Harry n'écoute pas plus l'autre que cela, tout simplement parce que la société ne lui permet pas d'accorder sa confiance pour un seul moment. Dès lors qu'il le fait, le mouchard se fait moucher.
Il est notamment victime d'une blague, où l'on a pu l'enregistrer à son insu, une affaire qui le concernait justement tout personnellement : l'amour qu'il ressent pour la jeune femme qu'il ne revoit désormais plus, à qui il n'a jamais osé confesser ce qu'il ressentait véritablement de peur que cela lui porte préjudice.
De la même manière, la simulation du couple laissant paraître un effroi simulé dans le parc est bien révélatrice, se moquer d'un sans-abri puis le dissimuler en se disant qu'il a pu être aimé un jour par ses parents.
C'est la société toute entière qui manipule alors l'information, fait preuve d'un cynisme sans équivalent et manque cruellement de sincérité.
Harry est sincère, il est amoureux de la jeune femme, il est même passionné lorsqu'il joue du saxophone dans son appartement.
Mais on ne lui a jamais laissé l'opportunité de vivre à son rythme.
Le thème musical en lui-même, composé par David Shire, ne cesse de rattraper le personnage. Même lorsqu'il joue du saxophone, lui permettant de s'exprimer librement, la musique est en avance. Il se doit d'essayer de rattraper le rythme, la cadence.
La conversation entendue était une machination, que n'a pas su parfaitement écouter, Harry Caul.

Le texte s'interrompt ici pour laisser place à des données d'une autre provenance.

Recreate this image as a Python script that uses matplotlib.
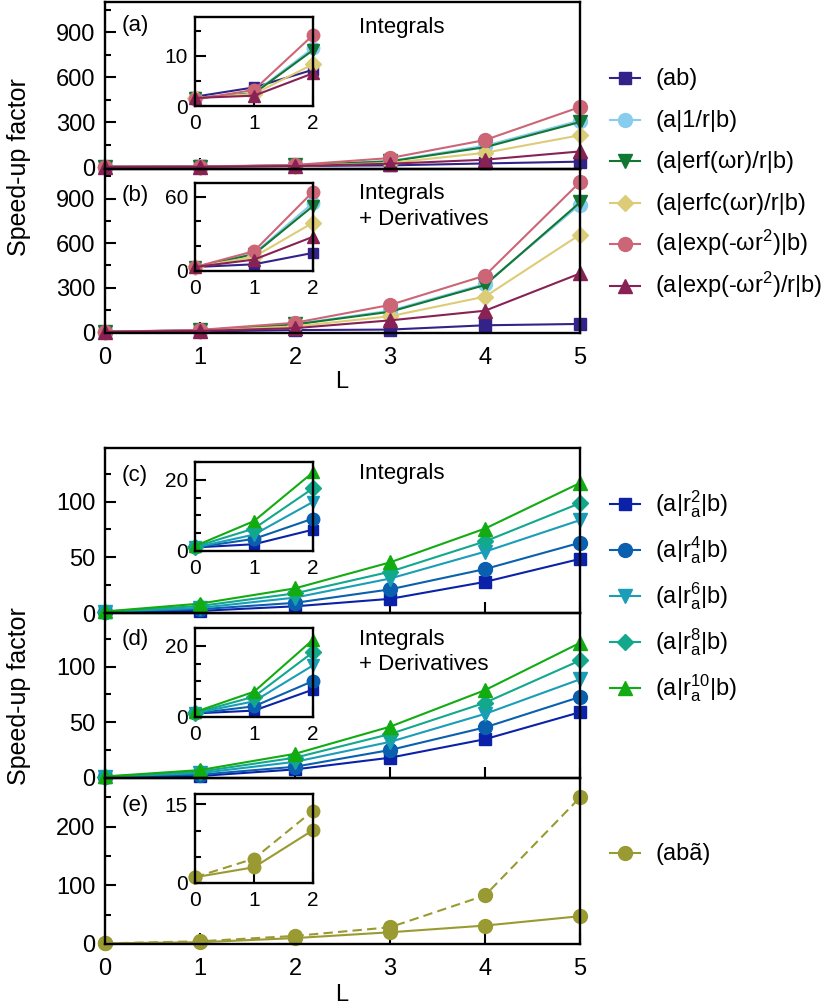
import matplotlib.pyplot as plt
import numpy as np
from matplotlib.lines import Line2D
from matplotlib.ticker import MultipleLocator

plt.rcParams.update({'font.family': 'Liberation Sans', 'font.size': 17,
                     'mathtext.fontset': 'custom', 'mathtext.rm': 'Liberation Sans',
                     'mathtext.it': 'Liberation Sans', 'mathtext.default': 'rm',
                     'axes.linewidth': 1.7})

L = [0, 1, 2, 3, 4, 5]

# (a) integrals, (b) integrals + derivatives
top_labels = ['(ab)', '(a|1/r|b)', '(a|erf(ωr)/r|b)', '(a|erfc(ωr)/r|b)',
              '(a|exp(-ωr$^2$)|b)', '(a|exp(-ωr$^2$)/r|b)']
top_colors = ['#332288', '#88ccee', '#117733', '#ddcc77', '#cc6677', '#882255']
top_markers = ['s', 'o', 'v', 'D', 'o', '^']

int_ab = [1.85, 3.7, 7.2, 11, 24, 36]
int_1r = [1.6, 2.6, 11.5, 40, 142, 310]
int_erf = [1.6, 2.5, 11.1, 38, 132, 300]
int_erfc = [1.6, 2.4, 8.3, 27, 95, 212]
int_exp = [1.3, 3.2, 14.1, 60, 180, 400]
int_expr = [1.6, 2.05, 6.5, 22, 49, 104]

der_ab = [3.2, 5.4, 14.6, 18, 47, 56]
der_1r = [3.2, 14, 55, 145, 325, 860]
der_erf = [3.2, 13.5, 52.4, 138, 318, 875]
der_erfc = [3.2, 11.4, 39, 108, 240, 658]
der_exp = [3.2, 16, 64, 184, 382, 1012]
der_expr = [3.2, 9.2, 27.6, 80, 145, 396]

# (c) integrals, (d) integrals + derivatives, r_a^n operators
bot_labels = [r'(a|r$_a^2$|b)', r'(a|r$_a^4$|b)', r'(a|r$_a^6$|b)',
              r'(a|r$_a^8$|b)', r'(a|r$_a^{10}$|b)']
bot_colors = ['#0b22a8', '#0a60ae', '#1a9db6', '#12a88c', '#12ac12']
bot_markers = ['s', 'o', 'v', 'D', '^']

int_r2 = [1.0, 1.9, 6.0, 12.7, 27.9, 48.5]
int_r4 = [1.0, 3.4, 9.1, 21.2, 39.4, 63]
int_r6 = [1.0, 4.6, 13.8, 30.9, 55, 83.3]
int_r8 = [1.2, 6.3, 17.6, 37, 64.2, 98.5]
int_r10 = [1.4, 8.4, 22.1, 45.4, 75.7, 116.6]

der_r2 = [1.0, 1.8, 7.7, 18.2, 34.8, 59]
der_r4 = [1.0, 3.0, 10.1, 25.1, 45.4, 72.7]
der_r6 = [1.1, 4.4, 14.5, 32.4, 57.5, 88.5]
der_r8 = [1.2, 5.7, 18.2, 39.4, 67.5, 105.4]
der_r10 = [1.4, 7.1, 21.7, 46, 78.8, 121.2]

# (e) (ab~)
abt_label = '(abã)'
abt_color = '#9a9a33'
abt_int = [1.1, 3.0, 10.1, 20, 31.4, 47.4]
abt_der = [1.1, 4.65, 13.8, 28.5, 82.8, 249.8]

W, H = 830, 1007
fig = plt.figure(figsize=(W / 100, H / 100), dpi=100)


def box(x0, y0, x1, y1):
    return fig.add_axes([x0 / W, 1 - y1 / H, (x1 - x0) / W, (y1 - y0) / H])


def ticks(ax, major, minor, xlabels, inset=False):
    ax.yaxis.set_major_locator(MultipleLocator(major))
    ax.yaxis.set_minor_locator(MultipleLocator(minor))
    ax.xaxis.set_major_locator(MultipleLocator(1))
    ax.xaxis.set_minor_locator(plt.NullLocator())
    fs = 15 if inset else 17
    ax.tick_params(which='both', direction='in', top=False, right=False, width=1.5,
                   labelsize=fs, pad=5 if inset else 7)
    ax.tick_params(axis='x', pad=6 if inset else 10)
    ax.tick_params(which='major', length=8)
    ax.tick_params(which='minor', length=4)
    if not xlabels:
        ax.set_xticklabels([])


def draw(ax, series, colors, markers, ms=10, ls='-'):
    for y, c, m in zip(series, colors, markers):
        size = ms * {'s': 0.8, 'D': 0.85}.get(m, 1.0)
        ax.plot(L[:len(y)], y, ls, color=c, marker=m, ms=size, mec=c, lw=1.5, clip_on=False)


def txt(x, y, s, **kw):
    fig.text(x / W, 1 - y / H, s, va='center', **kw)


main_boxes = [(105, 2, 580, 169), (105, 169, 580, 333), (105, 448, 580, 613),
              (105, 613, 580, 778), (105, 778, 580, 944)]
inset_boxes = [(195, 17, 313, 106), (195, 183, 313, 271), (195, 462, 313, 551),
               (195, 628, 313, 717), (195, 794, 313, 883)]
main_ylim = [(-13, 1100), (-5, 1100), (0, 148), (0, 148), (0, 283)]
inset_ylim = [(0, 17.7), (0, 71), (0, 25), (0, 25), (0, 17)]
main_ticks = [(300, 150), (300, 150), (50, 25), (50, 25), (100, 50)]
inset_ticks = [(10, 5), (60, 20), (20, 5), (20, 5), (15, 5)]
xlab = [False, True, False, False, True]

data = [
    ([int_ab, int_1r, int_erf, int_erfc, int_exp, int_expr], top_colors, top_markers),
    ([der_ab, der_1r, der_erf, der_erfc, der_exp, der_expr], top_colors, top_markers),
    ([int_r2, int_r4, int_r6, int_r8, int_r10], bot_colors, bot_markers),
    ([der_r2, der_r4, der_r6, der_r8, der_r10], bot_colors, bot_markers),
]

for i in range(5):
    ax = box(*main_boxes[i])
    ax.set_facecolor('none')
    ax.set_xlim(0, 5)
    ax.set_ylim(*main_ylim[i])
    ticks(ax, *main_ticks[i], xlab[i])
    ins = box(*inset_boxes[i])
    ins.set_xlim(0, 2)
    ins.set_ylim(*inset_ylim[i])
    ticks(ins, *inset_ticks[i], True, inset=True)
    if i < 4:
        series, colors, markers = data[i]
        draw(ax, series, colors, markers)
        draw(ins, [s[:3] for s in series], colors, markers, ms=9)
    else:
        for a, ms, n in [(ax, 10, 6), (ins, 9, 3)]:
            a.plot(L[:n], abt_der[:n], color=abt_color, ls=(0, (4.5, 2.5)), lw=1.5,
                   marker='o', ms=ms, clip_on=False)
            a.plot(L[:n], abt_int[:n], color=abt_color, lw=1.5,
                   marker='o', ms=ms, clip_on=False)

# panel annotations
txt(122, 25, '(a)', fontsize=16)
txt(359, 27, 'Integrals', fontsize=16)
txt(122, 195, '(b)', fontsize=16)
txt(359, 193, 'Integrals', fontsize=16)
txt(359, 219, '+ Derivatives', fontsize=16)
txt(122, 475, '(c)', fontsize=16)
txt(359, 473, 'Integrals', fontsize=16)
txt(122, 640, '(d)', fontsize=16)
txt(359, 639, 'Integrals', fontsize=16)
txt(359, 665, '+ Derivatives', fontsize=16)
txt(122, 805, '(e)', fontsize=16)

txt(19, 167, 'Speed-up factor', rotation=90, ha='center', fontsize=18)
txt(19, 696, 'Speed-up factor', rotation=90, ha='center', fontsize=18)
txt(342, 382, 'L', ha='center', fontsize=17)
txt(342, 995, 'L', ha='center', fontsize=17)


# legends
def key(y, label, color, marker, ms=10):
    size = ms * {'s': 0.8, 'D': 0.85}.get(marker, 1.0)
    fig.add_artist(Line2D([610 / W, 625 / W, 640 / W], [1 - y / H] * 3, color=color,
                          lw=1.5, marker=marker, ms=size, mec=color, markevery=[1],
                          transform=fig.transFigure))
    fig.text(655 / W, 1 - (y + 7) / H, label, va='baseline', fontsize=17)


for k in range(6):
    key(78 + 41.6 * k, top_labels[k], top_colors[k], top_markers[k])
for k in range(5):
    key(504 + 46 * k, bot_labels[k], bot_colors[k], bot_markers[k])
key(853, abt_label, abt_color, 'o')

fig.savefig('out.png', dpi=100)
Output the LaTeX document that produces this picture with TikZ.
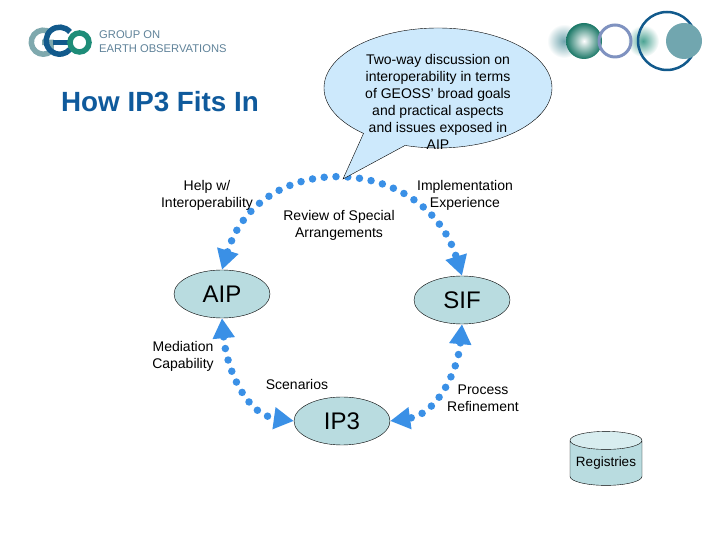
\documentclass[tikz,border=0pt]{standalone}
\usepackage{fontspec}
\setmainfont{Liberation Sans}
\usepackage{tikz}
\usetikzlibrary{arrows.meta,positioning,shapes.geometric,shapes.callouts}
\definecolor{titleblue}{HTML}{0F5A9C}
\definecolor{nodeteal}{HTML}{B9DCE0}
\definecolor{capteal}{HTML}{D8EDEF}
\definecolor{bubbleblue}{HTML}{CDE9FC}
\definecolor{dotblue}{HTML}{3A90E6}
\definecolor{logogray}{HTML}{5F8299}
\definecolor{logoteal}{HTML}{7FA9AE}
\definecolor{logonavy}{HTML}{125A8C}
\definecolor{logogreen}{HTML}{1E8C78}
\definecolor{ringblue}{HTML}{7F92C0}
\definecolor{diskteal}{HTML}{71A6AF}
\tikzset{
  stage/.style={
    ellipse,
    draw=black,
    fill=nodeteal,
    minimum width=96pt,
    minimum height=48pt,
    inner sep=0pt,
    font=\fontsize{24}{26}\selectfont
  },
  caption/.style={
    align=center,
    inner sep=0pt,
    font=\fontsize{14}{17}\selectfont
  },
  dotarrow/.style={
    {Triangle[length=20pt,width=21pt]}-{Triangle[length=20pt,width=21pt]},
    line width=7.5pt,
    line cap=round,
    dash pattern=on 0pt off 11.8pt,
    draw=dotblue
  }
}
\begin{document}
\begin{tikzpicture}[x=1pt,y=1pt]
\useasboundingbox (0,0) rectangle (720,540);

% logo, left
\draw[logoteal,line width=5.5pt] (51,507) arc (50:310:12) -- ++(0,9) -- ++(-9,0);
\draw[logonavy,line width=5.5pt] (70,508) arc (40:320:13.5);
\draw[logonavy,line width=5pt] (53,497.5) -- (69,497.5);
\draw[logogreen,line width=5.5pt] (79.5,497.5) circle (9.5);
\node[anchor=west,inner sep=0pt,align=left,text=logogray,
  font=\fontsize{11.2}{14}\selectfont] (logotext) at (99,498) {GROUP ON\\EARTH OBSERVATIONS};

% logo, right
\shade[inner color=diskteal,outer color=white,draw=none] (564,499) circle (17);
\shade[inner color=logogreen!80,outer color=white,draw=none] (643,499) circle (16);
\shade[inner color=white,outer color=logogreen!85!black,draw=none] (584,499) circle (18);
\draw[ringblue,line width=3pt] (615,499) circle (16);
\draw[logonavy,line width=2.5pt] (667,499) circle (29);
\fill[diskteal] (684,499) circle (18);

\node[inner sep=0pt,text=titleblue,font=\fontsize{27.8}{30}\selectfont\bfseries] (title) at (160,438) {How IP3 Fits In};

% stages
\node[stage] (AIP) at (222,246) {AIP};
\node[stage] (SIF) at (462,240) {SIF};
\node[stage] (IP3) at (342,119) {IP3};
\node[cylinder,shape border rotate=90,aspect=0.3,draw=black,cylinder uses custom fill,
  cylinder body fill=nodeteal,cylinder end fill=capteal,minimum width=72pt,minimum height=54pt,
  inner sep=0pt,font=\fontsize{13.5}{17}\selectfont] (registries) at (606,77) {Registries};

\draw[dotarrow] (AIP.north) to[out=73,in=107,looseness=1.36] (SIF.north);
\draw[dotarrow] (AIP.south) to[out=-85,in=172,looseness=1] (IP3.west);
\draw[dotarrow] (SIF.south) to[out=-95,in=8,looseness=1] (IP3.east);

\coordinate (bubbletip) at (343,361);
\node[ellipse callout,draw=black,fill=bubbleblue,minimum width=228pt,minimum height=120pt,
  inner sep=0pt,callout absolute pointer={(bubbletip)},callout pointer arc=24] (bubble) at (438,452) {};
\node[caption] (bubbletext) at (438,438) {Two-way discussion on\\interoperability in terms\\of GEOSS' broad goals\\and practical aspects\\and issues exposed in\\AIP};

\node[caption] (help) at (207,345) {Help w/\\Interoperability};
\node[caption] (review) at (339,315) {Review of Special\\Arrangements};
\node[caption] (impl) at (465,345) {Implementation\\Experience};
\node[caption] (mediation) at (183,184) {Mediation\\Capability};
\node[caption] (scenarios) at (297,155) {Scenarios};
\node[caption] (process) at (483,142) {Process\\Refinement};

\end{tikzpicture}
\end{document}
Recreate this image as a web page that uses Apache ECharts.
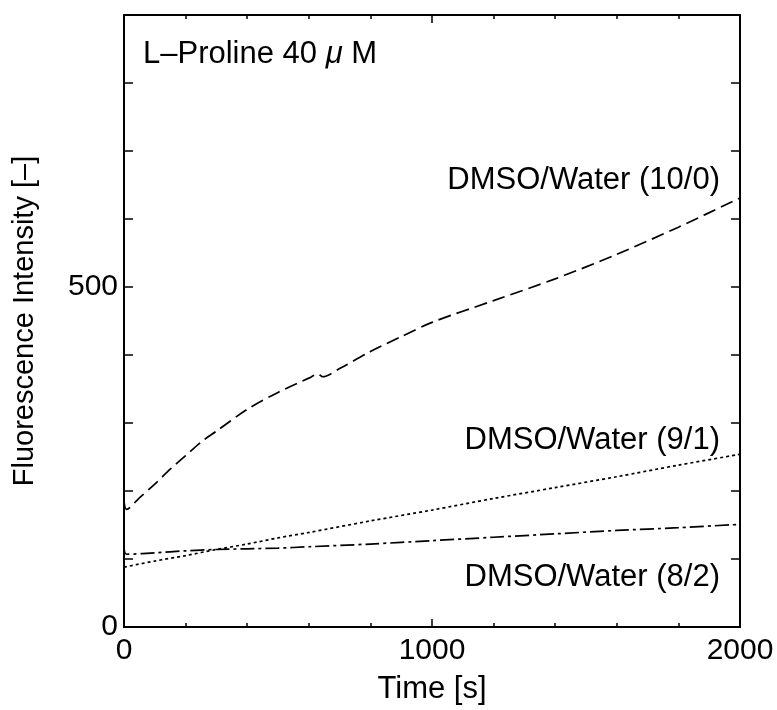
<!DOCTYPE html>
<html>
<head>
<meta charset="utf-8">
<script src="https://cdn.jsdelivr.net/npm/echarts@6/dist/echarts.min.js"></script>
<style>html,body{margin:0;padding:0;background:#fff;}#c{width:777px;height:710px;}</style>
</head>
<body>
<div id="c"></div>
<script>
// ---- data ----
const time10 = [0, 8, 50, 100, 150, 200, 250, 300, 400, 500, 600, 630, 645, 700, 800, 900, 1000, 1200, 1400, 1600, 1800, 2000];
const val10  = [185, 173, 190, 210, 232, 252, 272, 288, 320, 345, 366, 372, 368, 380, 405, 427, 448, 480, 512, 548, 588, 631];

const time91 = [0, 100, 200, 300, 400, 500, 600, 800, 1000, 1200, 1400, 1600, 1800, 2000];
const val91  = [88, 97, 105, 114, 122, 131, 139, 156, 172, 189, 205, 221, 238, 254];

const time82 = [0, 8, 100, 200, 300, 400, 500, 600, 800, 1000, 1200, 1400, 1600, 1800, 2000];
const val82  = [122, 107, 109, 112, 114, 115, 116, 118, 122, 127, 132, 137, 142, 146, 151];

const seriesNames = ['DMSO/Water (10/0)', 'DMSO/Water (9/1)', 'DMSO/Water (8/2)'];
const xTicks = [0, 1000, 2000];
const yTicks = [0, 500];

const pair = (t, v) => t.map((x, i) => [x, v[i]]);

const FONT = "'Liberation Sans', Arial, sans-serif";
const chart = echarts.init(document.getElementById('c'), null, {renderer: 'canvas'});

const axisLine = {show: true, onZero: false, lineStyle: {color: '#000', width: 2}};
const xCommon = {
  type: 'value', min: 0, max: 2000, interval: 1000, gridIndex: 0,
  axisLine: axisLine,
  axisTick: {show: true, inside: true, length: 8, lineStyle: {color: '#000', width: 1.5}},
  minorTick: {show: true, splitNumber: 5, length: 4, lineStyle: {color: '#000', width: 1.5}},
  splitLine: {show: false}, minorSplitLine: {show: false}
};
const yCommon = {
  type: 'value', min: 0, max: 900, interval: 100, gridIndex: 0,
  axisLine: axisLine,
  axisTick: {show: true, inside: true, length: 9, lineStyle: {color: '#000', width: 1.5}},
  splitLine: {show: false}
};

chart.setOption({
  animation: false,
  backgroundColor: '#fff',
  grid: {left: 124, right: 37, top: 15, bottom: 79, containLabel: false},
  xAxis: [
    Object.assign({}, xCommon, {
      position: 'bottom',
      name: 'Time [s]', nameLocation: 'middle', nameGap: 47,
      nameTextStyle: {fontFamily: FONT, fontSize: 31, color: '#000'},
      axisLabel: {show: true, fontFamily: FONT, fontSize: 30, color: '#000', margin: 9,
        formatter: v => xTicks.includes(v) ? String(v) : ''}
    }),
    Object.assign({}, xCommon, {position: 'top', axisLabel: {show: false}})
  ],
  yAxis: [
    Object.assign({}, yCommon, {
      position: 'left',
      name: 'Fluorescence Intensity [\u2013]', nameLocation: 'middle', nameGap: 85,
      nameTextStyle: {fontFamily: FONT, fontSize: 29, color: '#000'},
      axisLabel: {show: true, fontFamily: FONT, fontSize: 30, color: '#000', margin: 6,
        formatter: v => yTicks.includes(v) ? String(v) : ''}
    }),
    Object.assign({}, yCommon, {position: 'right', axisLabel: {show: false}})
  ],
  series: [
    {name: seriesNames[0], type: 'line', xAxisIndex: 0, yAxisIndex: 0, data: pair(time10, val10), showSymbol: false, smooth: 0.3,
      lineStyle: {color: '#000', width: 1.7, type: [13, 6]}},
    {name: seriesNames[1], type: 'line', xAxisIndex: 0, yAxisIndex: 0, data: pair(time91, val91), showSymbol: false, smooth: 0.3,
      lineStyle: {color: '#000', width: 1.7, type: [3, 3]}},
    {name: seriesNames[2], type: 'line', xAxisIndex: 0, yAxisIndex: 0, data: pair(time82, val82), showSymbol: false, smooth: 0.3,
      lineStyle: {color: '#000', width: 1.7, type: [14, 4, 3, 4]}}
  ],
  graphic: [
    {type: 'text', left: 143, top: 39, style: {
      text: '{a|L\u2013Proline 40 }{b|\u03bc}{a| M}',
      rich: {a: {font: '31px ' + FONT, fill: '#000'}, b: {font: 'italic 31px ' + FONT, fill: '#000'}},
      font: '31px ' + FONT, fill: '#000'}},
    {type: 'text', right: 57, top: 165, style: {text: seriesNames[0], font: '31px ' + FONT, fill: '#000'}},
    {type: 'text', right: 57, top: 425, style: {text: seriesNames[1], font: '31px ' + FONT, fill: '#000'}},
    {type: 'text', right: 57, top: 562, style: {text: seriesNames[2], font: '31px ' + FONT, fill: '#000'}}
  ]
});
</script>
</body>
</html>
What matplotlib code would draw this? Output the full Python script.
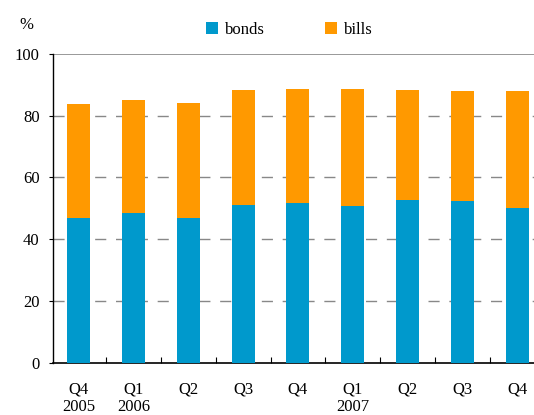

Il découvrira, comme pour la précédente affaire pour laquelle il avait travaillé, résultant également sur un meurtre, que la société américaine cherche à étouffer la vérité.
Paralysé des bras et jambes enfant alors que sa mère remplissait le bain d'eau chaude, il n'a en réalité jamais réussi à remonter à la surface.
Il est d'ailleurs tout à fait intéressant de remarquer que le protagoniste échappe presque toujours, concrètement au cadre, il n'est jamais au centre de l'image, et c'est la caméra elle-même qui tente de le rattraper par moments, à l'image de ces panoramiques à répétition.
Le rêve du personnage, dialoguant avec la prétendue victime, est bouleversant : il s'agit d'un dialogue de sourds, puisqu'Harry tente de s'excuser, alors même qu'il est la victime d'une machination dont il n'a pas la connaissance. La technique du champ-contrechamp, la lumière brumeuse couvrant les silhouettes des personnages permet d'exprimer toute la distance qui sépare Harry de la Vérité.
Conversation Secrète est le récit d'un homme passionné, en incapacité de vivre sainement psychologiquement.
C'est l'histoire d'une Amérique victime de ses propres jeux, alors que le scandale du Watergate approche à grands pas.
Mais l'espoir reste présent, si l'on ne lui permettra pas de déclarer la vérité sur la conversation secrète, Harry ne cessera pas cette fois-ci de jouer de son saxophone ;micro ou pas. Il aura encore pour lui, toute la sincérité de l'amour qu'il éprouve pour la chose qui lui tient tant à cœur.